The significance takes many forms. Of the party leaders who have no chance of being the next Prime Minister, she is the one with momentum. Apart from the Conservative and Labour leaders there is realistically only space for one other to command extensive media attention, to be talked about. The focus on Sturgeon means Nigel Farage no longer monopolises the uncontaminated space reserved for leaders who have not had to make tough decisions at Westminster. This is the first significant consequence. Sturgeon centre stage in a crowded campaign is bad news for Ukip.

The focus on her is also, more predictably, bad news for Nick Clegg and his party. He performed well last Thursday. He is the most natural TV performer of the three main leaders and occupies distinctive terrain in the campaign. But as he is contaminated by Westminster power, few are listening to him.

On one level, Sturgeon’s authoritative performance last week was much worse news for Ed Miliband. Above all, it is Labour that suffers as the SNP makes hay. But Sturgeon’s prominence in this election is also very strange and provides Miliband with an opportunity. Most fundamentally, Sturgeon is not standing in the election. Not even in Scotland can anyone vote for her. In most of the UK it is not possible to vote for her party.

Another oddity is that, although her policies are much closer to Miliband’s than to Cameron’s, it is Miliband who would be the victim of her success.
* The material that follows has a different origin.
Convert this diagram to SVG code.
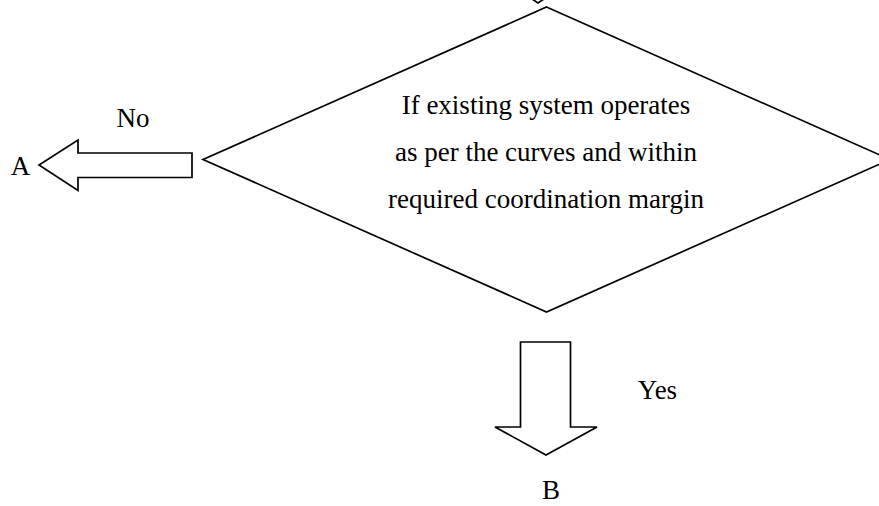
<svg xmlns="http://www.w3.org/2000/svg" width="879" height="506" viewBox="0 0 879 506">
  <style>
    .shape { fill: #ffffff; stroke: #000000; stroke-width: 1.7; stroke-linejoin: miter; }
    .label { font-family: "Liberation Serif", "Times New Roman", serif; font-size: 27px; fill: #000000; text-anchor: middle; }
  </style>
  <rect x="0" y="0" width="879" height="506" fill="#ffffff"/>

  <!-- block arrows -->
  <g id="connectors">
    <!-- tip of the incoming arrow from above -->
    <polyline class="shape" fill="none" points="532,-1 538,3 544,-1"/>
    <!-- "No" branch to A -->
    <polygon id="arrow-no" class="shape" points="192,153 78,153 78,140 39,165 78,190.5 78,177.5 192,177.5"/>
    <!-- "Yes" branch to B -->
    <polygon id="arrow-yes" class="shape" points="520.5,342 570.5,342 570.5,427 597,427 546,455 495,427 520.5,427"/>
  </g>

  <!-- decision node -->
  <g id="decision">
    <polygon class="shape" points="546.5,7 890,159.5 546.5,312 203,159.5"/>
    <text class="label" x="546" y="114">If existing system operates</text>
    <text class="label" x="546" y="161">as per the curves and within</text>
    <text class="label" x="546" y="208">required coordination margin</text>
  </g>

  <g id="label-no">
    <text class="label" x="133" y="127">No</text>
  </g>
  <g id="node-a">
    <text class="label" x="20.5" y="175">A</text>
  </g>
  <g id="label-yes">
    <text class="label" x="657.5" y="399">Yes</text>
  </g>
  <g id="node-b">
    <text class="label" x="551" y="499">B</text>
  </g>
</svg>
Polls suggest the Conservatives are quite likely to win most seats in England. If the SNP wipes out Labour in Scotland, it will probably be Cameron who leads the biggest party and has the first chance to form a government. The anti-austerity Sturgeon would have carved out a possible path to power for the leader that plans unprecedented spending cuts for the next two years.

If Sturgeon and Miliband were to have a long cup of tea together, they would agree on most matters. Even the shadow Chancellor Ed Balls would find a degree of common ground although, more tribal than Miliband, he finds the prospect of any arrangement with the SNP almost impossible to contemplate.

It is Balls who has put the most powerful Keynesian arguments since the financial crisis of 2008, more sophisticated than those put with imprecise accessibility by Sturgeon. In 2010, Balls’ warning that rigid austerity would lead to a second recession proved correct. He noted that George Osborne had moved away from such rigidity halfway through the last parliament and only then did the economy recover.

Now Balls warns that Osborne is about to embark on another period of rigidity. This does not place him and Miliband a million miles from the instincts of Sturgeon or, indeed, the Liberal Democrats’ Vince Cable, who views Osborne’s plans with alarm.

Miliband’s response to the rise of the SNP and Sturgeon’s increased prominence requires subtlety rather than a sledgehammer. He needs to convince voters in Scotland that he is not the same as David Cameron and to persuade English voters impressed by Sturgeon that he, too, seeks radical change. As both assertions are true, such a response involves no new policies but a more accessible framing of the key but familiar divisions between parties.

Tony Blair and Gordon Brown framed arguments with deft skill, missed since their departures. I suspect they would have adopted words along these lines in relation to the eternal debate about the deficit: “We will address the deficit without damaging the economy. The Conservatives will address the deficit even if it damages the economy.” On most other matters Scottish voters are protected by their separate powers, but on the economy Miliband must find a way to make clear that in some respects he more or less agrees with Sturgeon, while only he has the chance to implement a more expedient economic policy for the UK as a whole.

This is the ultimate irony and oddity of Sturgeon’s rise. The election is not about her. The choice is still between a Conservative government in some form or a Labour-led administration in some arrangement. Yet how she performs and the response in particular of the Labour leadership will almost certainly determine which prevails. Sturgeon is not standing but she is at the heart of the election.